COGNITIVE NAVIGATION SYMPOSIUM: SENSE OF DIRECTION
Recently Prof Kate Jeffery, working with The Royal Institute of Navigation (RIN), gave a one day symposium at University College London.
• How animals orient – perspectives from ethology and neuroscience
• How humans orient – perspectives from cognitive neuroscience
• Helping humans orient – perspectives from architecture and design
• The future – building a more navigable world
Prof Kate Jeffery
Prof Kate Jeffery gave a great introduction telling us about all the important work that had laid the ground work for our knowledge of our navigational skills from a perspective of how the brain processes and interprets navigational information to enable navigation.

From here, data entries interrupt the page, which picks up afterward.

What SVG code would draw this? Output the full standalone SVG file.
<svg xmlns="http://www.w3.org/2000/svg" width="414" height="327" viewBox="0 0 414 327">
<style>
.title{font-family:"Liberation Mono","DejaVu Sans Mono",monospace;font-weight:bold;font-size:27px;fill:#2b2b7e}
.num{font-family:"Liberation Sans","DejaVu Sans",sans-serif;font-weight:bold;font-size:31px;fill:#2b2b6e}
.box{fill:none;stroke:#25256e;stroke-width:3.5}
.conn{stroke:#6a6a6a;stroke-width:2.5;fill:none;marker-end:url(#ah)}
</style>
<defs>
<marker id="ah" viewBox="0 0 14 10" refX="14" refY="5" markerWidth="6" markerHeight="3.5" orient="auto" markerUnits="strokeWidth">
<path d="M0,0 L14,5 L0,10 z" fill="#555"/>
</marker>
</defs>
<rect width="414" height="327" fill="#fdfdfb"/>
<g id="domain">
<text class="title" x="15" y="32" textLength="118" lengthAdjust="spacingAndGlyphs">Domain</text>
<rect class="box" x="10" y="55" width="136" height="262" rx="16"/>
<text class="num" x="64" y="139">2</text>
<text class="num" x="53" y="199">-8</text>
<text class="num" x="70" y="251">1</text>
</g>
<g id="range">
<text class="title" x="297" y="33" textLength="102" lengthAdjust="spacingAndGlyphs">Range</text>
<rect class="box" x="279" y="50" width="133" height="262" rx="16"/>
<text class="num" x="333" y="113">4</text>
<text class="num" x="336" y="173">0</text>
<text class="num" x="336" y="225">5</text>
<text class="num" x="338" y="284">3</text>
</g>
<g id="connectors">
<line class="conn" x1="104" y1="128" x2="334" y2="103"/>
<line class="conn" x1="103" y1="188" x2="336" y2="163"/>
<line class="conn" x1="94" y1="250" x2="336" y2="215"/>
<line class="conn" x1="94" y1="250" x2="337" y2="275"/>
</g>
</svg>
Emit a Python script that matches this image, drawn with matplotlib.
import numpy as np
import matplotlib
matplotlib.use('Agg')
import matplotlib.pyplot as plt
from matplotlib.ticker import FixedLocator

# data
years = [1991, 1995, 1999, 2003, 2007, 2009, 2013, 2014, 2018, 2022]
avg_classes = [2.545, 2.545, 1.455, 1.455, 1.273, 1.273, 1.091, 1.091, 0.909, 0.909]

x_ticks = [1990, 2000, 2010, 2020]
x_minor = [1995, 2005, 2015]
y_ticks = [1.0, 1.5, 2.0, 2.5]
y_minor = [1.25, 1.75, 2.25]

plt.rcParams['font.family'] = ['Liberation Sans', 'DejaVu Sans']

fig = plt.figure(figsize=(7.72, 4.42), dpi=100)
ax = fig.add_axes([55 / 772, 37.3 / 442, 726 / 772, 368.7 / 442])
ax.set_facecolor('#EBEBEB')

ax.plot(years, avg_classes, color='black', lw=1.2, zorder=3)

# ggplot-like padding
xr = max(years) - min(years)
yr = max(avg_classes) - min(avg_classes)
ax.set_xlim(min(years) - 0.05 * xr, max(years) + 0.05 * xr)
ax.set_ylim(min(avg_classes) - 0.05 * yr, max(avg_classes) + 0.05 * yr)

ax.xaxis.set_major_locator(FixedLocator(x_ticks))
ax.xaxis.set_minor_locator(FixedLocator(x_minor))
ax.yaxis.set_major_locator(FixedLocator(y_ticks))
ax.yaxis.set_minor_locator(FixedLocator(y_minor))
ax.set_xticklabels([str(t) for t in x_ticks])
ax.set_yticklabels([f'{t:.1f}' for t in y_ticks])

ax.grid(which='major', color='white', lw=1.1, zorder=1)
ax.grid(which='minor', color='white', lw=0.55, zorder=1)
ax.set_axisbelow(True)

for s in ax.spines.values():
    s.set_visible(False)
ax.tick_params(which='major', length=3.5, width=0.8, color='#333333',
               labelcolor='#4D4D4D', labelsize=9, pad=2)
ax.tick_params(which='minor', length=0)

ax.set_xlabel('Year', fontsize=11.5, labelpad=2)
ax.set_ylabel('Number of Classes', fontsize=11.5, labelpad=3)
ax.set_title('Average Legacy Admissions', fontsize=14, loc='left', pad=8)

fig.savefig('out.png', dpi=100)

David Barrie, author of “Incredible Journeys”
David is very eloquent and his recent book is a great primer for everything going on in the navigation field. He is brave at describing areas where Science still does not know the answers.
Barbara Webb, University of Edinburgh.
Barbara Webb gave an enthralling description of the processing used by ants to find their way home and also to re-visit food sources. She showed the entangled structure of the ant brain and then showed how functionally it worked with super clarity.
Caswell Barry, University College London
This presentation tied in with the one by Barbara Webb on how animals can use the grid cells they have for navigation and used computer simulations to prove the point.
Eric Warrant, Lund University
Eric described the astonishing migration of the Australian Bogong Moth. You will find more about his work already published on this site see “Long distance Nocturnal navigator”.
She talked about how dementia changes people’s lives and that we should concentrate on what they can still do and what they can no longer do well.
Tim Fendley, Legible London
His firm does the signing and directional strategies for people navigating around cities etc. His firm designed the maps outside tube stations in London.
Tim Stonor, Space Syntax
Tim Stoner is an architect and interested in how cities work and why.
Niall McLaughlin, architect
This presentation was a fascinating description of the design effort his firm has put into designing spaces for people with dementia and Alzheimer’s disease.